To put matters more plainly, defendant may reasonably have believed that he had a right to use the car. Thus he is not guilty of attempted unauthorized use. But defendant did not believe and could not reasonably have believed he had a right to destroy the car. He destroyed the car because he was angry at Ms. Lindo for denying him the use of the car. That is “criminal mischief’ in both the ordinary and legal sense of that phrase. Accordingly, defendant is found guilty of attempted criminal mischief.

. See, Hale, History of Pleas of the Crown, at 513 (1683) (“Regularly a man cannot commit felony of the goods, wherein he hath a property,” quoted in People v Zinke, 76 NY2d, supra, at 11).

. In this respect, the criminal mischief statute is similar to the arson statute. The relevant sections of the arson statute provide that it is an affirmative defense to arson that the building is wholly owned by the defendant (Penal Law §§ 150.05, 150.10) (unless the defendant knows there are people inside the building, see, Penal Law §§ 150.15, 150.20). Thus, a co-owner who destroys shared property by arson is guilty of a crime, notwithstanding the fact that he owns an interest in the property destroyed.

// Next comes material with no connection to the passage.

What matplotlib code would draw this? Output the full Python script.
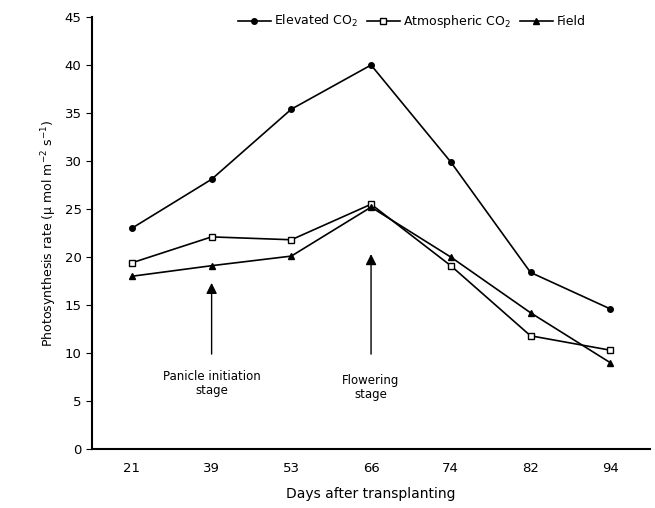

. The court recognizes that there are, of course, cases involving domestic disputes and minimal property damage where it might not be appropriate to pursue criminal mischief charges even though such charges are made out under the literal language of the statute. For example, it would likely not be worthwhile to pursue criminal mischief charges each time a housewife broke a plate or a husband punched a door in frustration during a domestic argument. However, as in many similar matters, the legal system must rely on the wisdom and good judgment of police, prosecutors, defense lawyers, Judges and juries to see to it that such trivial misconduct will not result in a criminal conviction.